Josh Sosland PortraitKeeping supermarket shelves filled during the early weeks of the coronavirus pandemic required phenomenal effort by the consumer packaged foods industry working to accommodate an unprecedented spike in at-home eating. To whatever degree the “crisis mode” at food manufacturers, including bakers, has eased from March and April, a new wave of uncertainty connected with the pandemic has emerged.

Questions about school reopenings loomed as a major national issue throughout the summer, and with the start of the school year at hand, those questions have not been definitively answered. Since July, New York City public schools have planned to reopen with a mix of in-person and remote learning.

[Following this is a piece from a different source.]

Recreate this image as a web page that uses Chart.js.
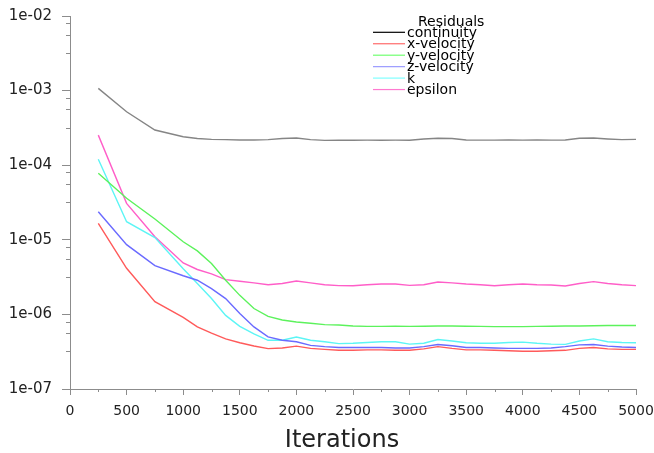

Last week, Chicago announced the school year would begin with online-only classes as a result of a rising number of cases there. Many universities only now are informing students of protocols for the return to school. How reopenings are handled has major implications for grain-based foods.

In the spring, bakers pivoted when foodservice and institutional demand for baked foods suddenly evaporated. Going into the fall, the industry faces what could be even more difficult – a highly variable and uncertain situation. There is a major difference for food suppliers between whether a school operates remotely, in a hybrid (in-person and remote mix) model or in-person. What could pose a nearly insurmountable problem would be not knowing which model will be in place from one week to the next. Even as hopes rise for a vaccine and an end to the pandemic, the immediate future will be full of challenges.